## Stated task
Here is the task for the listing below: output exactly the lines from the one containing "Write a Python" through the one containing "import pandas as pd", and leave out the pictures.

## Source records
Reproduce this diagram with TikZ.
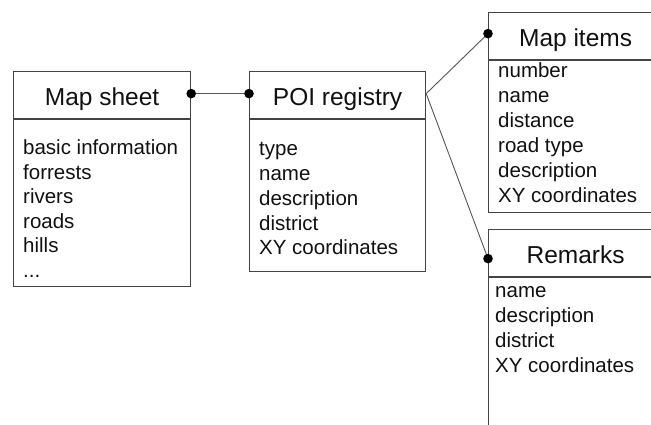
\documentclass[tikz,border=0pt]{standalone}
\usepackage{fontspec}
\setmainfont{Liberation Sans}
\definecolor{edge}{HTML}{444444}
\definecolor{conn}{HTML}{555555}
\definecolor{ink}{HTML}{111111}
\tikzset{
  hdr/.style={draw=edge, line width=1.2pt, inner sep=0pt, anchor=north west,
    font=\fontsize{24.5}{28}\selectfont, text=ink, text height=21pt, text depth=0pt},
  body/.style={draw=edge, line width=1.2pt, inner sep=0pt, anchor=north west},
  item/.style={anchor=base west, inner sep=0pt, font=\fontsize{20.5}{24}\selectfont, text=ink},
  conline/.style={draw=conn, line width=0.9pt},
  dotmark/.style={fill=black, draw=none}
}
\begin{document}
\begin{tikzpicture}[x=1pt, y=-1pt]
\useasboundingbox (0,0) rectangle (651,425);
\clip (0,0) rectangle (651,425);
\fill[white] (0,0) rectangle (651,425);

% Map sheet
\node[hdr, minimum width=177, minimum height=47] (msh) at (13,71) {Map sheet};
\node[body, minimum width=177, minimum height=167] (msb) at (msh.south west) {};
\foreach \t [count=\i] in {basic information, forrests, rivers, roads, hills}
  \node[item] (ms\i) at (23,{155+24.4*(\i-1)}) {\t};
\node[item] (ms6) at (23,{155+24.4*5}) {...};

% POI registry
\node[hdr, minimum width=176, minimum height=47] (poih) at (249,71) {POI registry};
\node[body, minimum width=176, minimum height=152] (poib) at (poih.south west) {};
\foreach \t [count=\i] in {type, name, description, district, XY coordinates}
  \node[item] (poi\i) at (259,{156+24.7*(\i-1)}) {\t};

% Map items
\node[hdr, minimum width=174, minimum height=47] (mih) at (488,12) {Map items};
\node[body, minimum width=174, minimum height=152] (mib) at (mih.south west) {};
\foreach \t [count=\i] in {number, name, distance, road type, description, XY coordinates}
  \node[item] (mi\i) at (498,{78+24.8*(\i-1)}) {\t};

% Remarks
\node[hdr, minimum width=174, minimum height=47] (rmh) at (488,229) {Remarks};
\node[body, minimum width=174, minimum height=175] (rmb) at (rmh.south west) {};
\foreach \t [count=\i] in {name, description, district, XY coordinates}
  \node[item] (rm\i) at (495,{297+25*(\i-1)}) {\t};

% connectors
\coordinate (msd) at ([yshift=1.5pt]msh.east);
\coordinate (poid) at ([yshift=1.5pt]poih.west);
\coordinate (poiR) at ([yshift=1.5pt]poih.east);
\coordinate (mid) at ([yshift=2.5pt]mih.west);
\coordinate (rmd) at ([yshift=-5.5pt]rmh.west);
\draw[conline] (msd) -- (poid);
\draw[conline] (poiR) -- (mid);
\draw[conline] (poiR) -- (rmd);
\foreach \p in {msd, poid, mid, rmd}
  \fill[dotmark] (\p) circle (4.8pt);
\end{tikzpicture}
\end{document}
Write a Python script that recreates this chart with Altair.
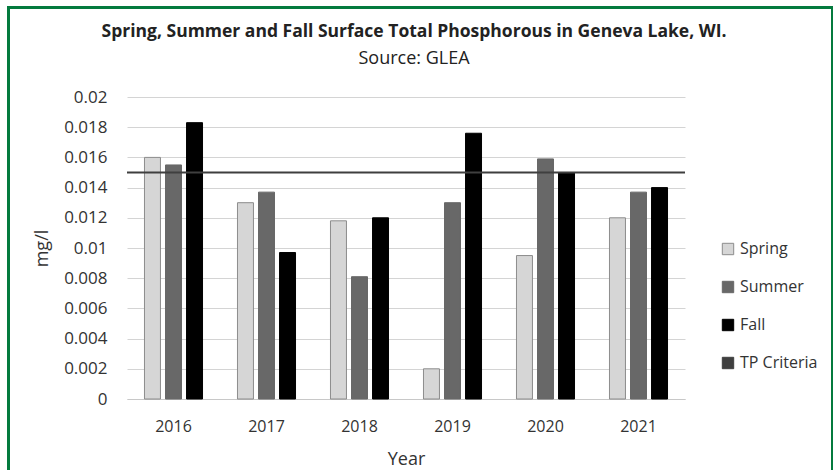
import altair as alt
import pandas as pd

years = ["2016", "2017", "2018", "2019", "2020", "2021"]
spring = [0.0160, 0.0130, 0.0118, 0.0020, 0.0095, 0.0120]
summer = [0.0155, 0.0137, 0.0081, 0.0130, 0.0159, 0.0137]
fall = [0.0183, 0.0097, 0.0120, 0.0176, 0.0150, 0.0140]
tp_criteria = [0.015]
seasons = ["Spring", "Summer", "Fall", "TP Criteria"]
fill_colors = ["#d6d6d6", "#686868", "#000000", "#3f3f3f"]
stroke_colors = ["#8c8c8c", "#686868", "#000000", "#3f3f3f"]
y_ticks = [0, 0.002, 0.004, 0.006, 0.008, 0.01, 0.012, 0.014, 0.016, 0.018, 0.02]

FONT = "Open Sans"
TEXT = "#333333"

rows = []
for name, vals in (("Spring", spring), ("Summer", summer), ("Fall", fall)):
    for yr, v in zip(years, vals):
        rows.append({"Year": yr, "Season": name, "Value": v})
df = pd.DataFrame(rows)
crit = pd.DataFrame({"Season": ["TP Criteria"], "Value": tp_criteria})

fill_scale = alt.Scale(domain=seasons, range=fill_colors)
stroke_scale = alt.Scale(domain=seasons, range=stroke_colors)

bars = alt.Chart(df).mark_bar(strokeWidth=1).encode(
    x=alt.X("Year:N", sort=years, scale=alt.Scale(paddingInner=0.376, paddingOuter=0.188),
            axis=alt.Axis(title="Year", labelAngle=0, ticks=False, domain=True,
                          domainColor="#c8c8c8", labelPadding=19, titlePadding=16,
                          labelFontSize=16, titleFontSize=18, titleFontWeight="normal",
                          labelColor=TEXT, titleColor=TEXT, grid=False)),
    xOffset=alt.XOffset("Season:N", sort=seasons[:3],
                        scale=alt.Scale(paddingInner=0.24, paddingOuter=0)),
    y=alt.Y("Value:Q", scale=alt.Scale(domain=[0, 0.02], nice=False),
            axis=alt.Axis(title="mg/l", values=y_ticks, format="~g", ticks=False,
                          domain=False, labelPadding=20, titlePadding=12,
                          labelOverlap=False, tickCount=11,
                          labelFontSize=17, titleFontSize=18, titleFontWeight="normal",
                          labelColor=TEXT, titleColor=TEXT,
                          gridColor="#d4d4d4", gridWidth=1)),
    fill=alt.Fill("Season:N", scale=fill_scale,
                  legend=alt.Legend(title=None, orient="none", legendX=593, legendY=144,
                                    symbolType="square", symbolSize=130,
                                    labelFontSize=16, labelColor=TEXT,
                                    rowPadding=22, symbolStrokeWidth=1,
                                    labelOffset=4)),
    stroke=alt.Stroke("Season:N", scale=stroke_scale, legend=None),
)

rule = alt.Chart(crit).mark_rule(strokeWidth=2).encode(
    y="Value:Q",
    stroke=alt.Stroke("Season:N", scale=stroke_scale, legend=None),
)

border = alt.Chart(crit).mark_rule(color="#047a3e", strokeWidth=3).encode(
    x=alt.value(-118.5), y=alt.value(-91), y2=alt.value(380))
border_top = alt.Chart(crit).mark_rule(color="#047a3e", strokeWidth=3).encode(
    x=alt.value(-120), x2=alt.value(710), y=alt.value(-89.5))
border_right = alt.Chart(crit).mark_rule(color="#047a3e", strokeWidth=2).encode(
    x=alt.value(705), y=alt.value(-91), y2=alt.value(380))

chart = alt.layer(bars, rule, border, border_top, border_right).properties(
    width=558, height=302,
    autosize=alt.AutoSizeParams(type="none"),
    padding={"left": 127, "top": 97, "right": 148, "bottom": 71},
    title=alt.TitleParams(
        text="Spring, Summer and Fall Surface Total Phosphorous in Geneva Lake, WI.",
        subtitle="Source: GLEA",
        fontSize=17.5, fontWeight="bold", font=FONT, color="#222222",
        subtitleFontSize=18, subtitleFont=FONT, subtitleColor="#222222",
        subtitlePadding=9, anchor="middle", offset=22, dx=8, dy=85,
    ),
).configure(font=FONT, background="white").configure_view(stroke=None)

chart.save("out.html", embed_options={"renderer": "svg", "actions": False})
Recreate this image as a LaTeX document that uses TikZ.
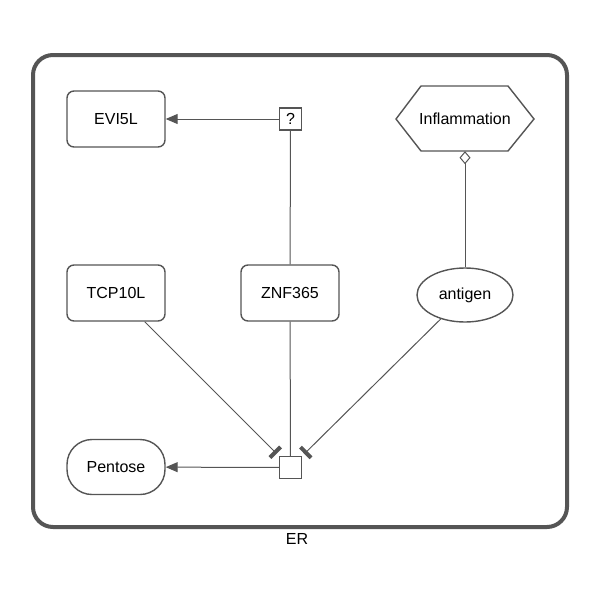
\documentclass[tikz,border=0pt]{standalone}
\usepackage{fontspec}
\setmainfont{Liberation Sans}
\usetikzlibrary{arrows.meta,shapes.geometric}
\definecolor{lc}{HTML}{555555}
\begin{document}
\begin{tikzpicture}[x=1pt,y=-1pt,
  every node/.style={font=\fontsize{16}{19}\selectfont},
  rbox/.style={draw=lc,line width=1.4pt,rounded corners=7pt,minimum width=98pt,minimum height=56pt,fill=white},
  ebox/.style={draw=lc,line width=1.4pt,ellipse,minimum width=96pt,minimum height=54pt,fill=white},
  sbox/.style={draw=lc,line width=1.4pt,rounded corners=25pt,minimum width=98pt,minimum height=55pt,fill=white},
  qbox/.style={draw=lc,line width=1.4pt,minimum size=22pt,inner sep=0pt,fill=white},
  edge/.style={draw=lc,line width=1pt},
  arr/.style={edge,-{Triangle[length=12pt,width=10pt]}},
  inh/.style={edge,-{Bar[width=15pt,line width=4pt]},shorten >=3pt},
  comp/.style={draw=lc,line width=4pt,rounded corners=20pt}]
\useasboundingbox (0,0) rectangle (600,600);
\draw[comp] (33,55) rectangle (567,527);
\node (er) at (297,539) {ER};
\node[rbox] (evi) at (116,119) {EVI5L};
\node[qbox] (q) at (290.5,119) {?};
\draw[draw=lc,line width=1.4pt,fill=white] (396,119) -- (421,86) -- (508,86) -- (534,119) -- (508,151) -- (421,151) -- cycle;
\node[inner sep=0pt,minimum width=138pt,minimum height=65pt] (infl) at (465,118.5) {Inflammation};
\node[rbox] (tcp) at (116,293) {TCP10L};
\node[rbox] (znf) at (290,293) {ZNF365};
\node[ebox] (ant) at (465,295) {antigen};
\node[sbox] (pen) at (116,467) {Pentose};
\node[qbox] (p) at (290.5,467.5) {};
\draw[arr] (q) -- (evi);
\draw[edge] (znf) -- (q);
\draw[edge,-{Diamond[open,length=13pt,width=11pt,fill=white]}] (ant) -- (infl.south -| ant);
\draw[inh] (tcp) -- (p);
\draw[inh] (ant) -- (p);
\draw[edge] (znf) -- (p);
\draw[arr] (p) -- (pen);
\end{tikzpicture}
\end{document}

## Final result
Write a Python script that recreates this chart with Altair.
import altair as alt
import pandas as pd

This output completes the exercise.